The true story of The Greenbrier Ghost - a remarkable case in which the victim's spirit testified about its own violent death, and named the murderer!
Her daughter was only 23. Yet Mary Jane Heaster watched through tear-soaked eyes as the body of her young daughter was lowered into the cold ground. It was a gray, dreary day in late January, 1897 as Elva Zona Heaster Shue was laid to rest in the cemetery near Greenbrier, West Virginia. Her death came much too soon, thought Mary Jane. Too unexpectedly... too mysteriously.
The coroner listed the cause of death as complications from childbirth. But Zona, as she preferred to be called, had not been giving birth when she died. In fact, as far as anyone knew, the woman was not even pregnant. Mary Jane was certain that her daughter's death was quite unnatural. If only Zona could speak from the grave, she hoped, and explain what had really brought about her untimely passing.
In one of the most remarkable cases on U.S. court records, Zona Heaster Shue did speak from her grave, revealing not only how she died - but at whose hand. Her ghost's testimony not only named her own murderer, but helped in convicting the culprit in a court of law. It is the only case on U.S. lawbooks in which the testimony from the spirit of a murder victim aided in resolving the crime.
Just two years before Zona's death, Mary Jane Heaster had endured another hardship with her daughter. Zona had given birth to a child out of wedlock - a scandalous event in the late 1800s. The father, whoever he was, did not marry Zona, and so the young woman was in need of a husband. In 1896, Zona chanced to meet Erasmus Stribbling Trout Shue. Going by the name Edward, he was newly arrived in Greenbrier, looking to make a new life for himself as a blacksmith. Upon meeting, Edward and Zona took an instant liking to one another and a courtship began.
Mary Jane, however, was not pleased. Protective of her daughter, especially after her recent difficulty, she did not approve of her Zona's choice in Edward. There was something about him she didn't like. He was virtually a stranger, after all. And there was something she didn't trust... perhaps even something evil that her daughter, blinded by love, could not see. Despite her mother's protests, however, Zona and Edward were married on October 26, 1896.
Three months passed. On January 23, 1897, an 11-year-old African American boy named Andy Jones entered the Shue home and found Zona lying on the floor. He had been sent there by Edward to ask Zona if she needed anything from the market. He stood for a moment looking at the woman, at first not knowing what to make of the scene. Her body was stretched out straight with her legs together. One arm was at her side and the other resting on her body. Her head was tilted to one side.
At first Andy wondered if the woman was asleep on the floor. He stepped quietly toward her. "Mrs. Shue?" he called softly. Something was not right. The boy's heart began to race as panic swept over his body. Something was dreadfully wrong. Andy bolted from the Shue house and rushed home to tell his mother what he had found.

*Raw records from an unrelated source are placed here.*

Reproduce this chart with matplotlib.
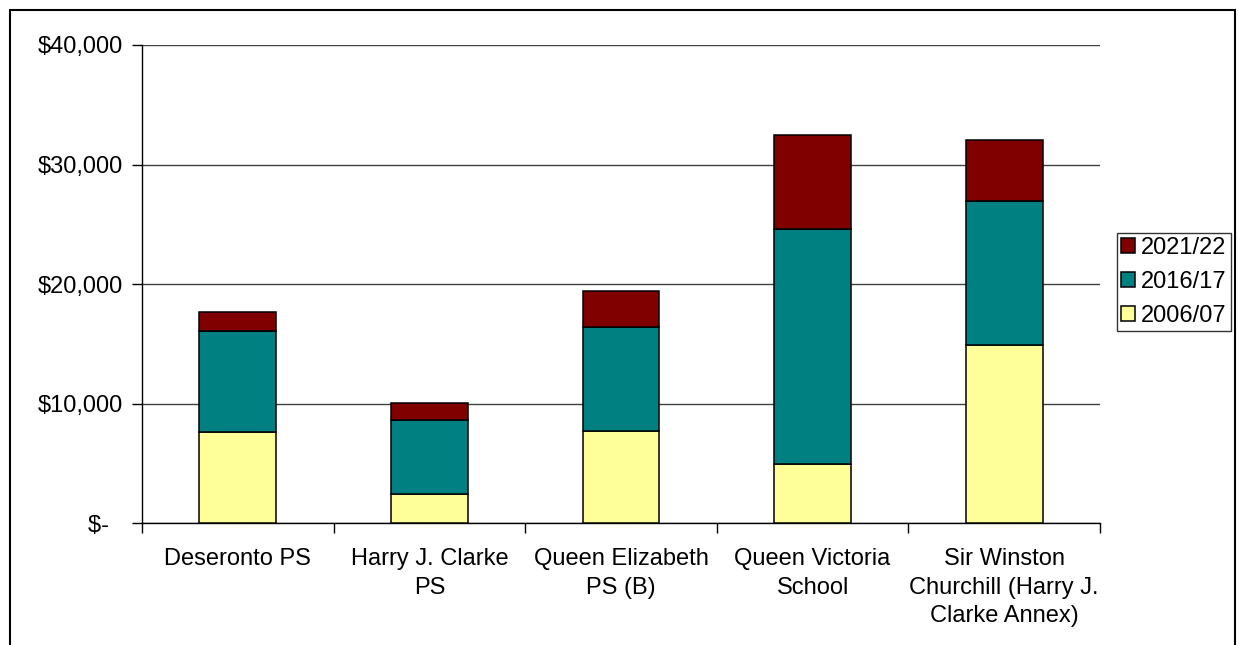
import matplotlib
matplotlib.use("Agg")
import matplotlib.pyplot as plt
from matplotlib.patches import Rectangle
from matplotlib.ticker import FuncFormatter
import numpy as np

plt.rcParams['font.family'] = ['Liberation Sans', 'DejaVu Sans']

schools = ["Deseronto PS", "Harry J. Clarke\nPS", "Queen Elizabeth\nPS (B)",
           "Queen Victoria\nSchool", "Sir Winston\nChurchill (Harry J.\nClarke Annex)"]
series = ["2006/07", "2016/17", "2021/22"]
v2006 = [7600, 2460, 7720, 4940, 14900]
v2016 = [8520, 6170, 8680, 19690, 12050]
v2021 = [1590, 1470, 3060, 7840, 5070]
colors = ["#FFFF99", "#008080", "#800000"]
yticks = [0, 10000, 20000, 30000, 40000]

fig = plt.figure(figsize=(12.38, 6.45), dpi=100)
ax = fig.add_axes([142/1238, 1-523.3/645, (1100-142)/1238, (523.3-45)/645])

x = np.arange(len(schools))
bottom = np.zeros(len(schools))
handles = []
for name, vals, c in zip(series, [v2006, v2016, v2021], colors):
    b = ax.bar(x, vals, width=0.4, bottom=bottom, color=c, edgecolor="black",
               linewidth=1.1, label=name, zorder=3)
    bottom += np.array(vals)
    handles.append(b)

ax.set_xlim(-0.5, len(schools) - 0.5)
ax.set_ylim(0, 40000)
ax.set_yticks(yticks)
ax.yaxis.set_major_formatter(FuncFormatter(lambda v, p: "$-  " if v == 0 else "${:,.0f}".format(v)))
ax.yaxis.grid(True, color="#404040", linewidth=1.0, zorder=0)

ax.set_xticks(x)
ax.set_xticklabels(schools, fontsize=17, linespacing=1.38)
ax.set_xticks(np.arange(len(schools) + 1) - 0.5, minor=True)
ax.tick_params(axis="x", which="major", length=0, pad=18)
ax.tick_params(axis="x", which="minor", length=7, width=1, direction="out")
ax.tick_params(axis="y", length=7, width=1, direction="out", labelsize=17, pad=7)

for s in ["top", "right"]:
    ax.spines[s].set_visible(False)
ax.spines["left"].set_linewidth(1.0)
ax.spines["bottom"].set_linewidth(1.0)

leg = ax.legend(handles[::-1], series[::-1], loc="upper left",
                bbox_to_anchor=(1117/1238, 1-233/645), bbox_transform=fig.transFigure,
                fontsize=17, frameon=True, fancybox=False, edgecolor="black",
                handlelength=0.6, handleheight=0.6, handletextpad=0.25,
                labelspacing=0.5, borderpad=0.18, borderaxespad=0)
leg.get_frame().set_linewidth(1.0)

# outer chart border
fig.patches.append(Rectangle((10/1238, -0.02), 1225/1238, 1-10/645+0.02,
                             transform=fig.transFigure, fill=False,
                             edgecolor="black", linewidth=1.5))

fig.savefig("out.png", dpi=100)
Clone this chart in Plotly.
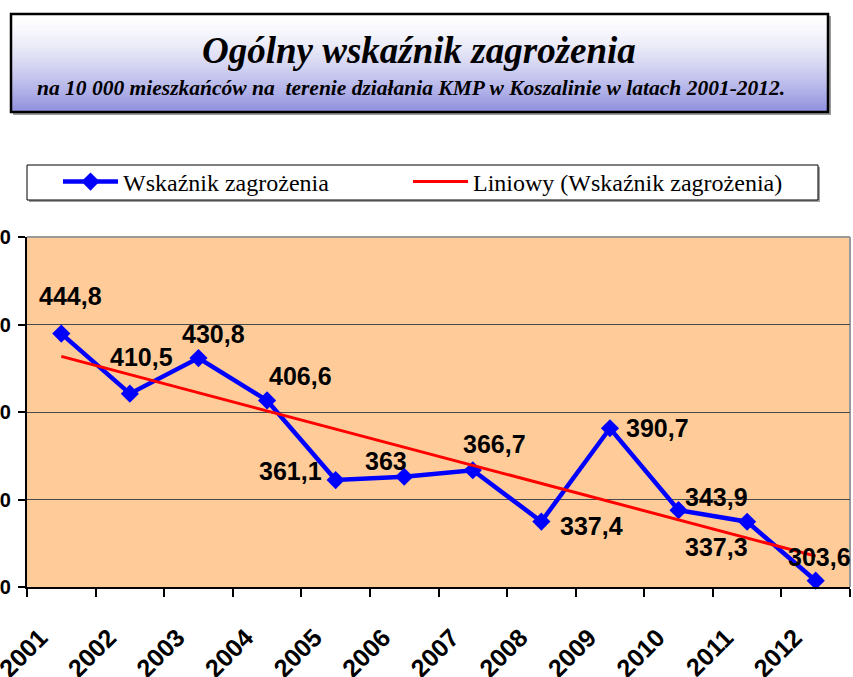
import numpy as np
import plotly.graph_objects as go

# data
years = [str(y) for y in range(2001, 2013)]
values = [444.8, 410.5, 430.8, 406.6, 361.1, 363.0, 366.7, 337.4, 390.7, 343.9, 337.3, 303.6]
series_name = "Wskaźnik zagrożenia"
trend_name = "Liniowy (Wskaźnik zagrożenia)"
title = "Ogólny wskaźnik zagrożenia"
subtitle = "na 10 000 mieszkańców na  terenie działania KMP w Koszalinie w latach 2001-2012."
y_ticks = [300, 350, 400, 450, 500]

# linear trend (Excel "Liniowy")
slope, intercept = np.polyfit(np.arange(len(values)), values, 1)
trend = [intercept + slope * i for i in range(len(values))]

labels = [f"{v:g}".replace(".", ",") for v in values]
# label offsets in px (dx, dy) relative to each point
label_offsets = [(9, 38), (12, 37), (15, 24), (33, 24), (-45, 9), (-18, 16),
                 (22, 26), (50, -4), (48, 0), (38, 13), (-31, -25), (4, 24)]

W, H = 853, 677
L, R, T, B = 27, 3, 237, 90
PW, PH = W - L - R, H - T - B


def px(x):
    return (x - L) / PW


def py(y):
    return (H - B - y) / PH


fig = go.Figure()
fig.add_trace(go.Scatter(
    x=years, y=values, name=series_name, mode="lines+markers",
    line=dict(color="#0000ff", width=4.5),
    marker=dict(symbol="diamond", size=14, color="#0000ff"),
    cliponaxis=False, legend="legend",
))
fig.add_trace(go.Scatter(
    x=years, y=trend, name=trend_name, mode="lines",
    line=dict(color="#ff0000", width=3), legend="legend2",
))

# data labels (x as category index)
for i, (v, lab, (dx, dy)) in enumerate(zip(values, labels, label_offsets)):
    fig.add_annotation(x=i, y=v, xref="x", yref="y", text=f"<b>{lab}</b>",
                       showarrow=False, xshift=dx, yshift=dy,
                       xanchor="center", yanchor="middle",
                       font=dict(family="Liberation Sans", size=25, color="black"))

shapes = []
# title box: shadow, gradient bands, border
shapes.append(dict(type="rect", xref="paper", yref="paper",
                   x0=px(13), x1=px(831), y0=py(16), y1=py(115),
                   fillcolor="#9a9a9a", line=dict(width=0), layer="above"))
bx0, bx1, by0, by1 = 11, 828, 14, 112
nb = 40
for i in range(nb):
    t = i / (nb - 1)
    f = t ** 1.5
    r = int(255 - f * 110)
    g = int(255 - f * 110)
    b = int(255 - f * 32)
    ya = by0 + (by1 - by0) * i / nb
    yb = min(by1, by0 + (by1 - by0) * (i + 1) / nb + 1.5)
    shapes.append(dict(type="rect", xref="paper", yref="paper",
                       x0=px(bx0), x1=px(bx1), y0=py(ya), y1=py(yb),
                       fillcolor=f"rgb({r},{g},{b})", line=dict(width=0), layer="above"))
shapes.append(dict(type="rect", xref="paper", yref="paper",
                   x0=px(bx0), x1=px(bx1), y0=py(by0), y1=py(by1),
                   line=dict(color="black", width=2.5), layer="above"))
# legend box
shapes.append(dict(type="rect", xref="paper", yref="paper",
                   x0=px(29), x1=px(820), y0=py(167), y1=py(202),
                   fillcolor="#a0a0a0", line=dict(width=0), layer="below"))
shapes.append(dict(type="rect", xref="paper", yref="paper",
                   x0=px(27), x1=px(818), y0=py(165), y1=py(200),
                   fillcolor="white", line=dict(color="black", width=1), layer="below"))
# plot area top/right border
shapes.append(dict(type="line", xref="paper", yref="paper", x0=0, x1=1, y0=1, y1=1,
                   line=dict(color="#999999", width=2), layer="below"))
shapes.append(dict(type="line", xref="paper", yref="paper", x0=1, x1=1, y0=0, y1=1,
                   line=dict(color="#999999", width=2), layer="below"))

fig.add_annotation(xref="paper", yref="paper", x=px(419), y=py(50),
                   xanchor="center", yanchor="middle",
                   text=f"<b><i>{title}</i></b>", showarrow=False,
                   font=dict(family="Liberation Serif", size=37, color="black"))
fig.add_annotation(xref="paper", yref="paper", x=px(411), y=py(88),
                   xanchor="center", yanchor="middle",
                   text=f"<b><i>{subtitle}</i></b>", showarrow=False,
                   font=dict(family="Liberation Serif", size=21.5, color="black"))

legend_style = dict(orientation="h", xanchor="left", yanchor="middle",
                    bgcolor="rgba(0,0,0,0)", borderwidth=0, itemwidth=55,
                    font=dict(family="Liberation Serif", size=24, color="black"))

fig.update_layout(
    width=W, height=H,
    margin=dict(l=L, r=R, t=T, b=B),
    paper_bgcolor="white",
    plot_bgcolor="#ffcc99",
    shapes=shapes,
    showlegend=True,
    legend=dict(x=px(58), y=py(182), **legend_style),
    legend2=dict(x=px(408), y=py(182), **legend_style),
    xaxis=dict(type="category", range=[-0.5, 11.5], tickson="boundaries",
               ticks="outside", ticklen=8, tickwidth=1.5, tickcolor="black",
               showline=True, linecolor="black", linewidth=2, showgrid=False,
               tickangle=-45, ticklabelstandoff=24, ticklabelshift=-21,
               tickfont=dict(family="Liberation Sans", size=25, color="black", weight="bold"),
               automargin=False, fixedrange=True),
    yaxis=dict(range=[300, 500], tickvals=y_ticks, ticks="outside", ticklen=7,
               tickwidth=1.5, tickcolor="black",
               showline=True, linecolor="black", linewidth=2,
               showgrid=True, gridcolor="#4a4a4a", gridwidth=1, zeroline=False,
               ticklabelstandoff=3,
               tickfont=dict(family="Liberation Sans", size=20, color="black", weight="bold"),
               automargin=False, fixedrange=True),
)

fig.write_html("out.html", config={"displayModeBar": False},
               post_script="document.body.style.margin='0';")
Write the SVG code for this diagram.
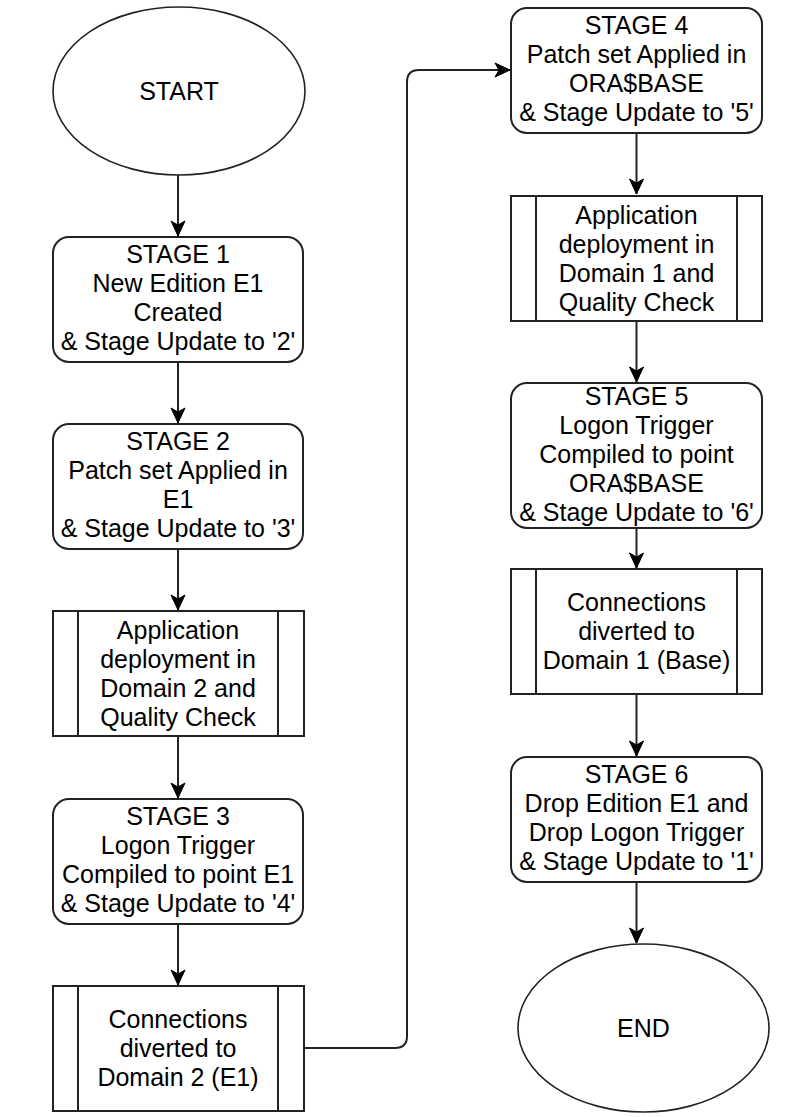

The local physician and coroner, Dr. George W. Knapp, was summoned. He did not arrive at the Shue residence for about an hour, and by that time Edward had already taken Zona's lifeless body to an upstairs bedroom. When Knapp entered the room, he was astonished to see that Edward had redressed her in her best Sunday clothing - a beautiful dress with a high neck and stiff collar. Edward had also covered her face with a veil.
Obviously, Zona was dead. But how? Dr. Knapp tried to examine the body to determine cause of death, but all the while Edward, crying bitterly - almost hysterically - cradled his dead wife's head in his arms. Dr. Knapp could find nothing out of the ordinary that would explain the death of what appeared to have been a healthy young woman. But then he noticed something - a slight discoloration on the right side of her cheek and neck. The doctor wanted to examine the marks, but Edward protested so vehemently that Knapp ended the examination, announcing that poor Zona had died of "an everlasting faint." Officially and for the record, he inexplicably wrote that the cause of death was "childbirth." Just as mysterious was his failure to notify the police about the strange marks on her neck that he was unable to examine.